“Ask a Priest: Is It OK That an RCIA Instructor Propose God as Female?”

Q: At a retreat for the RCIA program we studied the Our Father phrase by phrase. The presentation went well until the end. The instructor caused great confusion in my heart. She told us if we cannot connect with the Father as a male figure, we should try to think of God being a female. Is this a new teaching of the Church? I know God is a spirit and Jesus Christ came into the world as a man, but why would Jesus teach us to pray to our Father if it does not matter the image we have of him? – D.

Answered by Fr. Edward McIlmail, LC

A: Your instinct is right: Jesus talked about his Father and gave us the Our Father because there is something profound in that notion of the First Person of the Trinity as a male image. And Jesus, being the Word of God, the Second Person of the Trinity, the fullness of Revelation, teaches us something profound by his coming into the world as a man, not a woman.

Perhaps the RCIA instructor was simply trying to anticipate the problems that some people have in relating to God as a Father, because their own experience of a human father has been deeply unhappy. This is a not uncommon occurrence nowadays, given the number of broken marriages and dysfunctional families.

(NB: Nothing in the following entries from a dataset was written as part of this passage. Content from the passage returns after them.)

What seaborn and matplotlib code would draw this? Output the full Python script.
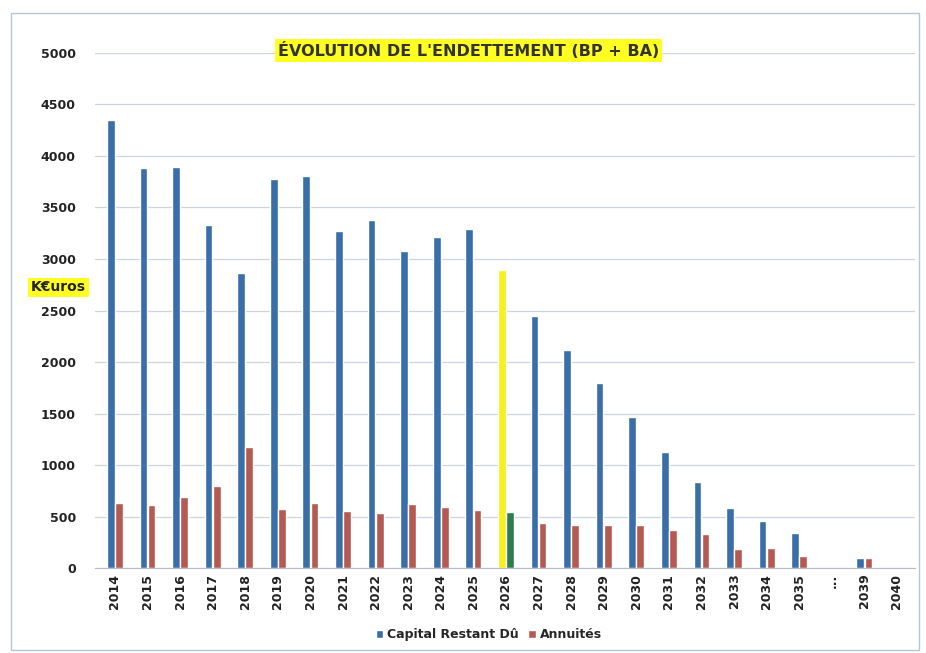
import pandas as pd
import matplotlib
matplotlib.use("Agg")
import matplotlib.pyplot as plt
import seaborn as sns
from matplotlib.patches import Rectangle

# Données (K€)
annees = ['2014', '2015', '2016', '2017', '2018', '2019', '2020', '2021', '2022',
          '2023', '2024', '2025', '2026', '2027', '2028', '2029', '2030', '2031',
          '2032', '2033', '2034', '2035', '...', '2039', '2040']
capital = [4350, 3880, 3890, 3330, 2860, 3780, 3810, 3270, 3380, 3080, 3210, 3290,
           2890, 2450, 2120, 1800, 1470, 1130, 840, 580, 460, 340, 0, 100, 0]
annuites = [630, 610, 690, 800, 1180, 570, 630, 550, 530, 620, 590, 560,
            540, 440, 420, 420, 420, 370, 330, 190, 200, 120, 0, 100, 0]

series = ['Capital Restant Dû', 'Annuités']
couleurs = ['#3a6ea8', '#b55a52']

df = pd.DataFrame({
    'Année': annees * 2,
    'Valeur': capital + annuites,
    'Série': [series[0]] * len(annees) + [series[1]] * len(annees),
})

sns.set_style('white')
plt.rcParams['font.family'] = ['DejaVu Sans']

fig = plt.figure(figsize=(9.26, 6.53), dpi=100)
ax = fig.add_axes([0.103, 0.130, 0.885, 0.789])

sns.barplot(data=df, x='Année', y='Valeur', hue='Série', order=annees,
            hue_order=series, palette=couleurs, width=0.5, gap=0.05,
            saturation=1, ax=ax)

# 2026 mis en évidence : jaune / vert
i26 = annees.index('2026')
ax.patches[i26].set_facecolor('#f5f01e')
ax.patches[len(annees) + i26].set_facecolor('#2e7d4f')

ax.set_ylim(0, 5000)
ax.set_xlim(-0.6, len(annees) - 0.45)
ax.set_yticks(range(0, 5001, 500))
ax.yaxis.grid(True, color='#cdd4e0', linewidth=0.9)
ax.set_axisbelow(True)
for s in ['top', 'right', 'left']:
    ax.spines[s].set_visible(False)
ax.spines['bottom'].set_color('#b8bcc4')

ax.set_xlabel('')
ax.set_ylabel('')
plt.setp(ax.get_xticklabels(), rotation=90, fontsize=9, fontweight='bold', color='#222222')
plt.setp(ax.get_yticklabels(), fontsize=9, fontweight='bold', color='#222222')
ax.tick_params(axis='y', length=0, pad=14)
ax.tick_params(axis='x', length=0, pad=4)

# Titre et unité surlignés
ax.text(0.455, 1.005, "ÉVOLUTION DE L'ENDETTEMENT (BP + BA)", transform=ax.transAxes,
        ha='center', va='center', fontsize=11.5, fontweight='bold', color='#333333',
        bbox=dict(facecolor='#ffff22', edgecolor='none', pad=2))
ax.text(-0.045, 0.545, 'K€uros', transform=ax.transAxes, ha='center', va='center',
        fontsize=10, fontweight='bold', color='#222233',
        bbox=dict(facecolor='#ffff22', edgecolor='none', pad=2))

# Légende en bas
ax.legend(loc='upper center', bbox_to_anchor=(0.48, -0.095), ncol=2, frameon=False,
          handlelength=0.6, handleheight=0.6, handletextpad=0.3, columnspacing=0.8,
          prop={'size': 9, 'weight': 'bold'})

# Cadre extérieur
fig.patches.append(Rectangle((0.012, 0.005), 0.98, 0.975, transform=fig.transFigure,
                             fill=False, edgecolor='#b8c4d4', linewidth=1))

fig.savefig('out.png', dpi=100)
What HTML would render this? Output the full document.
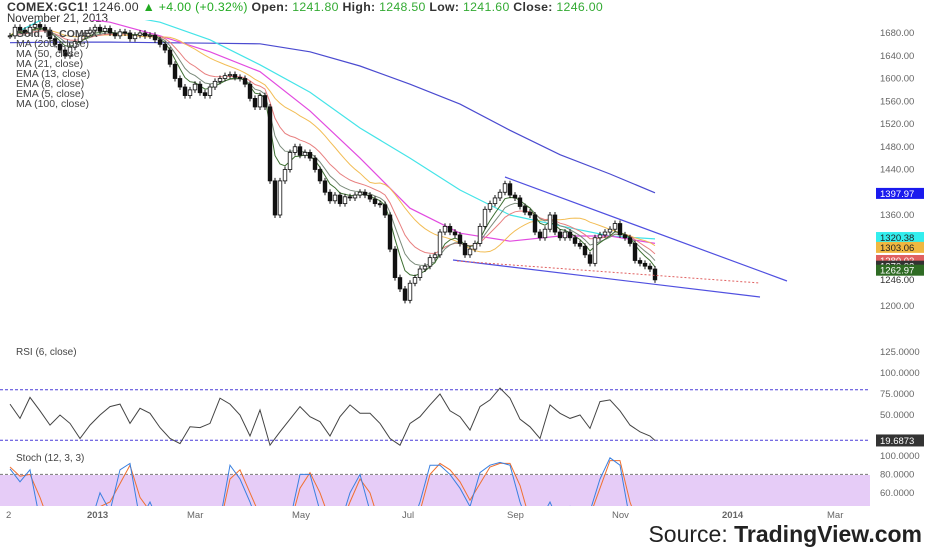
<!DOCTYPE html>
<html><head><meta charset="utf-8"><style>
body{margin:0;background:#fff;}
svg{display:block;font-family:"Liberation Sans",sans-serif;}
</style></head><body>
<svg id="c" width="932" height="550" viewBox="0 0 932 550">
<defs><clipPath id="pc"><rect x="0" y="20" width="870" height="312"/></clipPath>
<clipPath id="sc"><rect x="0" y="445" width="870" height="61"/></clipPath></defs>
<text x="7" y="11" font-size="12.3" letter-spacing="0.3" font-weight="bold" fill="#333">COMEX:GC1! <tspan font-weight="normal">1246.00</tspan> <tspan fill="#2a2" font-weight="normal">▲ +4.00 (+0.32%)</tspan>  Open: <tspan fill="#3a3" font-weight="normal">1241.80</tspan> High: <tspan fill="#3a3" font-weight="normal">1248.50</tspan> Low: <tspan fill="#3a3" font-weight="normal">1241.60</tspan> Close: <tspan fill="#3a3" font-weight="normal">1246.00</tspan></text>
<text x="7" y="22" font-size="11.5" fill="#333">November 21, 2013</text>
<g id="price" clip-path="url(#pc)"></g>
<g id="rsi"></g>
<rect x="0" y="475" width="870" height="31" fill="#e6ccf7"/>
<g id="stoch" clip-path="url(#sc)"></g>
<g font-size="10.5" fill="#444">
<text x="16" y="37" font-weight="bold">Gold, D, COMEX</text>
<text x="16" y="47">MA (200, close)</text><text x="16" y="57">MA (50, close)</text>
<text x="16" y="67">MA (21, close)</text><text x="16" y="77">EMA (13, close)</text>
<text x="16" y="87">EMA (8, close)</text><text x="16" y="97">EMA (5, close)</text>
<text x="16" y="107">MA (100, close)</text></g>
<text x="16" y="355" font-size="10" fill="#444">RSI (6, close)</text>
<text x="16" y="461" font-size="10" fill="#444">Stoch (12, 3, 3)</text>
<g id="axes" font-size="9.5" fill="#666"></g>
<text x="922" y="542" font-size="23" text-anchor="end" fill="#222">Source: <tspan font-weight="bold">TradingView.com</tspan></text>
</svg>
<script>
const closes=[1675,1690,1685,1680,1690,1695,1690,1685,1670,1660,1650,1640,1655,1665,1675,1680,1685,1690,1683,1688,1680,1675,1682,1680,1670,1676,1680,1675,1676,1668,1660,1650,1625,1600,1585,1570,1580,1590,1575,1570,1585,1595,1600,1605,1607,1602,1600,1590,1565,1550,1570,1550,1420,1360,1420,1440,1470,1480,1465,1470,1460,1440,1420,1400,1385,1395,1380,1392,1390,1395,1400,1395,1388,1380,1378,1360,1300,1250,1230,1210,1240,1250,1265,1270,1285,1290,1330,1340,1330,1325,1310,1290,1300,1310,1340,1370,1380,1390,1400,1415,1395,1390,1375,1365,1360,1330,1320,1335,1360,1330,1320,1330,1320,1310,1305,1290,1275,1320,1325,1330,1335,1345,1325,1320,1310,1280,1275,1270,1265,1246];
const ma200=[1663,1664,1664,1663,1662,1661,1647,1622,1590,1555,1509,1466,1432,1399];
const ma100=[1675,1720,1715,1699,1668,1624,1576,1513,1460,1404,1360,1341,1323,1318];
const ma50=[1720,1710,1699,1675,1647,1612,1543,1460,1372,1328,1314,1323,1323,1310];
const rsi=[63,46,71,55,38,50,40,22,38,50,60,63,40,58,52,35,22,16,36,35,40,70,63,50,25,56,14,30,45,60,48,42,25,48,62,52,52,40,22,14,40,48,62,75,55,48,32,60,68,82,70,45,36,22,62,52,46,50,34,66,68,55,38,30,25,19.69];
const stochK=[86,72,85,30,20,10,15,20,25,60,40,85,92,30,50,25,15,10,10,20,20,30,90,75,50,20,10,20,30,80,80,40,20,25,60,80,40,15,10,15,20,50,90,90,80,65,45,82,90,93,90,50,20,30,50,25,45,20,40,75,98,90,30,15,10,8];
const stochD=[88,78,80,55,25,15,12,18,22,45,50,70,90,55,40,35,20,12,10,15,20,25,75,85,60,35,15,15,25,65,82,60,30,22,50,75,60,25,12,12,18,40,80,92,85,72,52,70,88,92,92,68,30,25,45,35,40,30,35,65,95,95,50,20,12,10];
const priceTicks=[1680,1640,1600,1560,1520,1480,1440,1360,1200];
const rsiTicks=[125,100,75,50];
const stochTicks=[100,80,60];
const monthLabels=["2","2013","Mar","May","Jul","Sep","Nov","2014","Mar"];
const monthBars=[0,17,37,58,80,101,122,144,165];
const levels=[{v:1397.97,c:"#1a1aee",t:"#fff"},{v:1320.38,c:"#33eeee",t:"#222"},{v:1303.06,c:"#f0b840",t:"#222"},{v:1280.02,c:"#e06060",t:"#fff"},{v:1270.02,c:"#333",t:"#fff"},{v:1262.97,c:"#2f6b24",t:"#fff"}];

const NS="http://www.w3.org/2000/svg";
const xOf=i=>10+i*5;
const yP=p=>33+(1680-p)*0.56875;
const yR=v=>352+(125-v)*0.84;
const yS=v=>456+(100-v)*0.92;
function mk(tag,attrs,parent){const e=document.createElementNS(NS,tag);for(const k in attrs)e.setAttribute(k,attrs[k]);parent.appendChild(e);return e;}
const gP=document.getElementById('price'),gR=document.getElementById('rsi'),gS=document.getElementById('stoch'),gA=document.getElementById('axes');

function sparsePath(arr,color,w,name){
  const pts=arr.map((v,k)=>{const i=k<arr.length-1?k*10:closes.length-1;return xOf(i)+","+yP(v).toFixed(1);});
  const e=mk('polyline',{points:pts.join(" "),fill:"none",stroke:color,"stroke-width":w},gP);
  
  
}
function ema(n){const a=2/(n+1);let out=[],p=closes[0];closes.forEach(c=>{p=a*c+(1-a)*p;out.push(p);});return out;}
function sma(n){return closes.map((c,i)=>{const s=closes.slice(Math.max(0,i-n+1),i+1);return s.reduce((a,b)=>a+b,0)/s.length;});}
function fullPath(arr,color,w,name){
  const e=mk('polyline',{points:arr.map((v,i)=>xOf(i)+","+yP(v).toFixed(1)).join(" "),fill:"none",stroke:color,"stroke-width":w},gP);
  
  
}
sparsePath(ma200,"#4b4bd0",1.2,"ma200-line");
sparsePath(ma100,"#44e4e8",1.2,"ma100-line");
sparsePath(ma50,"#e24be0",1.2,"ma50-line");
fullPath(sma(21),"#f2bd55",1,"ma21-line");
fullPath(ema(13),"#e88080",1,"ema13-line");
fullPath(ema(8),"#7a8a7a",1,"ema8-line");
fullPath(ema(5),"#3c6e30",1,"ema5-line");

closes.forEach((c,i)=>{
  const o=i>0?closes[i-1]:c;const x=xOf(i);
  const y1=yP(Math.max(o,c)),y2=yP(Math.min(o,c));
  const w=mk('line',{x1:x,x2:x,y1:y1-3,y2:y2+3,stroke:"#111","stroke-width":1},gP);
  
  
  const b=mk('rect',{x:x-1.8,y:y1,width:3.6,height:Math.max(1,y2-y1),fill:c<o?"#111":"#fff",stroke:"#111","stroke-width":0.8},gP);
  
  
});
[[505,177,787,281],[453,260,760,297]].forEach(l=>{
  const e=mk('line',{x1:l[0],y1:l[1],x2:l[2],y2:l[3],stroke:"#5050e0","stroke-width":1.2},gP);
  
  
});
const dl=mk('line',{x1:457,y1:261,x2:760,y2:283,stroke:"#e06060","stroke-width":1,"stroke-dasharray":"2,2"},gP);



priceTicks.forEach(p=>{const t=mk('text',{x:880,y:yP(p)+3},gA);t.textContent=p.toFixed(2);
  
  });
levels.forEach(l=>{const y=yP(l.v);
  const r=mk('rect',{x:876,y:y-5.5,width:48,height:11,fill:l.c},gA);
  
  
  const t=mk('text',{x:880,y:y+3.5,fill:l.t},gA);t.textContent=l.v.toFixed(2);
  
  });
const cur=mk('text',{x:880,y:yP(1246)+3,fill:"#333"},gA);cur.textContent="1246.00";



[80,20].forEach(v=>{const e=mk('line',{x1:0,x2:870,y1:yR(v),y2:yR(v),stroke:"#4a3bd8","stroke-width":1,"stroke-dasharray":"3,2"},gR);
  
  });
const rp=rsi.map((v,k)=>{const i=k<rsi.length-1?k*2:closes.length-1;return xOf(i)+","+yR(v).toFixed(1);});
const rl=mk('polyline',{points:rp.join(" "),fill:"none",stroke:"#444","stroke-width":1},gR);


rsiTicks.forEach(v=>{const t=mk('text',{x:880,y:yR(v)+3},gA);t.textContent=v.toFixed(4);
  
  });
const rb=mk('rect',{x:876,y:yR(19.69)-6,width:48,height:12,fill:"#333"},gA);


const rt=mk('text',{x:880,y:yR(19.69)+3.5,fill:"#fff"},gA);rt.textContent="19.6873";



const sl=mk('line',{x1:0,x2:870,y1:yS(80),y2:yS(80),stroke:"#777","stroke-width":1,"stroke-dasharray":"3,2"},gS);


[[stochD,"#f07030","stoch-d-line"],[stochK,"#3a80e0","stoch-k-line"]].forEach(s=>{
  const pts=s[0].map((v,k)=>{const i=k<s[0].length-1?k*2:closes.length-1;return xOf(i)+","+yS(v).toFixed(1);});
  const e=mk('polyline',{points:pts.join(" "),fill:"none",stroke:s[1],"stroke-width":1},gS);
  
  
});
stochTicks.forEach(v=>{const t=mk('text',{x:880,y:yS(v)+3},gA);t.textContent=v.toFixed(4);
  
  });

monthLabels.forEach((m,k)=>{const t=mk('text',{x:xOf(monthBars[k])-(k==0?4:8),y:518,"font-weight":/^\d{4}$/.test(m)?"bold":"normal"},gA);t.textContent=m;
  
  });
</script>
</body></html>
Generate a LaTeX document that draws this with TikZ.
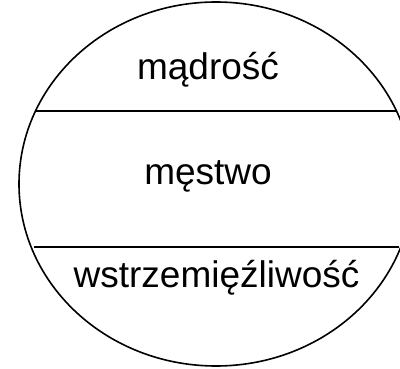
\documentclass[tikz,border=0pt]{standalone}
\usepackage{fontspec}
\setmainfont{Liberation Sans}
\usepackage{tikz}

\begin{document}
\begin{tikzpicture}[x=1pt,y=-1pt,
        part/.style={font=\fontsize{37}{40}\selectfont,anchor=base,inner sep=0pt},
        line/.style={draw=black,line width=1.6pt}]
        \useasboundingbox (0,0) rectangle (400,369);
        \clip (0,0) rectangle (400,369);

        \draw[line] (216,184) ellipse [x radius=197,y radius=182];

        \coordinate (g_l) at (36,111);
        \coordinate (g_r) at (397,111);
        \coordinate (d_l) at (34,247);
        \coordinate (d_r) at (399,247);
        \draw[line] (g_l) -- (g_r);
        \draw[line] (d_l) -- (d_r);

        \node[part] (madrosc) at (208,80) {mądrość};
        \node[part] (mestwo) at (208,185) {męstwo};
        \node[part] (wstrzem) at (216.5,288) {wstrzemięźliwość};
\end{tikzpicture}
\end{document}
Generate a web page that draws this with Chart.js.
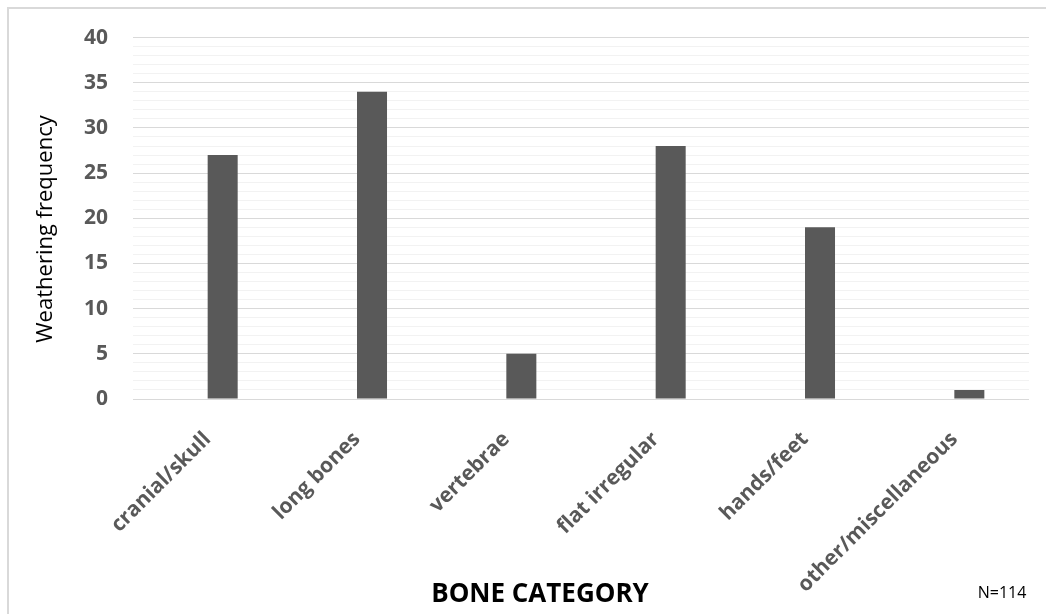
<!DOCTYPE html>
<html>
<head>
<meta charset="utf-8">
<script src="https://cdn.jsdelivr.net/npm/chart.js@4/dist/chart.umd.min.js"></script>
<style>
  html, body { margin: 0; padding: 0; background: #ffffff; }
  #c { display: block; }
</style>
</head>
<body>
<canvas id="c" width="1046" height="614"></canvas>
<script>
const categories = ['cranial/skull', 'long bones', 'vertebrae', 'flat irregular', 'hands/feet', 'other/miscellaneous'];
const frequency = [27, 34, 5, 28, 19, 1];
const emptySeries = [null, null, null, null, null, null];
const yMin = 0;
const yMax = 40;
const yMajorStep = 5;
const yMinorStep = 1;
const xAxisTitle = 'BONE CATEGORY';
const yAxisTitle = 'Weathering frequency';
const noteText = 'N=114';

const decorations = {
  id: 'decorations',
  afterDraw(chart) {
    const ctx = chart.ctx;
    ctx.save();
    ctx.strokeStyle = '#d9d9d9';
    ctx.lineWidth = 2;
    ctx.beginPath();
    ctx.moveTo(8, 614);
    ctx.lineTo(8, 8);
    ctx.lineTo(1046, 8);
    ctx.stroke();

    ctx.fillStyle = '#000000';
    ctx.textAlign = 'center';
    ctx.textBaseline = 'middle';
    ctx.font = '22px "Open Sans"';
    ctx.translate(46, 229);
    ctx.rotate(-Math.PI / 2);
    ctx.fillText(yAxisTitle, 0, 0);
    ctx.restore();

    ctx.save();
    ctx.fillStyle = '#000000';
    ctx.textAlign = 'center';
    ctx.textBaseline = 'alphabetic';
    ctx.font = 'bold 26px "Open Sans"';
    ctx.fillText(xAxisTitle, 540, 602);
    ctx.font = '16px "Open Sans"';
    ctx.fillText(noteText, 1002, 598);
    ctx.restore();
  }
};

new Chart(document.getElementById('c'), {
  type: 'bar',
  data: {
    labels: categories,
    datasets: [
      { label: 'empty', data: emptySeries, backgroundColor: '#595959' },
      { label: 'Weathering frequency', data: frequency, backgroundColor: '#595959' }
    ]
  },
  options: {
    responsive: false,
    animation: false,
    devicePixelRatio: 1,
    layout: { padding: { left: 0, top: 37, right: 17, bottom: 0 } },
    datasets: { bar: { categoryPercentage: 0.402, barPercentage: 1 } },
    plugins: { legend: { display: false }, tooltip: { enabled: false }, title: { display: false } },
    scales: {
      x: {
        grid: { display: false },
        border: { display: false },
        ticks: {
          autoSkip: false,
          maxRotation: 45,
          minRotation: 45,
          padding: 20,
          color: '#595959',
          font: { family: '"Open Sans"', size: 21, weight: 'bold' }
        },
        afterFit(scale) { scale.height = 215; }
      },
      y: {
        min: yMin,
        max: yMax,
        border: { display: false },
        grid: {
          drawTicks: false,
          lineWidth: 1,
          color: (c) => (c.tick && c.tick.value % yMajorStep === 0) ? '#d9d9d9' : '#f2f2f2'
        },
        ticks: {
          stepSize: yMinorStep,
          autoSkip: false,
          padding: 25,
          color: '#595959',
          font: { family: '"Open Sans"', size: 21, weight: 'bold' },
          callback: (v) => (v % yMajorStep === 0 ? String(v) : '')
        },
        afterFit(scale) { scale.width = 133; }
      }
    }
  },
  plugins: [decorations]
});
</script>
</body>
</html>
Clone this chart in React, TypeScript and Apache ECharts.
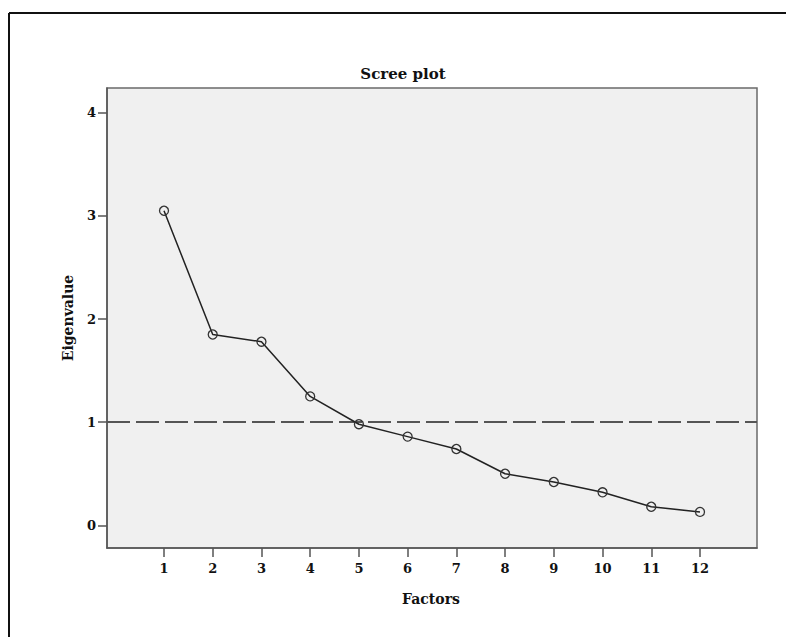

In that sense the instructor was probably trying to be pastoral, to help people who have had bad experiences with their dads and who thus have a hard time relating to God as Father.

Perhaps her intention wasn’t to rewrite Scripture or Church doctrine as much as to help the people in front of her to embrace some kind of image of God as a loving Being with whom they can have a warm relationship.

A relevant number from the Catechism worth citing here is No. 239:

“By calling God ‘Father,’ the language of faith indicates two main things: that God is the first origin of everything and transcendent authority; and that he is at the same time goodness and loving care for all his children. God’s parental tenderness can also be expressed by the image of motherhood, which emphasizes God’s immanence, the intimacy between Creator and creature. The language of faith thus draws on the human experience of parents, who are in a way the first representatives of God for man. But this experience also tells us that human parents are fallible and can disfigure the face of fatherhood and motherhood. We ought therefore to recall that God transcends the human distinction between the sexes. He is neither man nor woman: he is God. He also transcends human fatherhood and motherhood, although he is their origin and standard: no one is father as God is Father.”

An example where Scripture presents God in maternal terms is found in Isaiah 66:13 — “As a mother comforts her child, so I will comfort you; in Jerusalem you shall find your comfort.”

With time and the grace of God, all the people in that RCIA program can come to appreciate the Our Father for the beautiful prayer it is and the profound truths it transmits.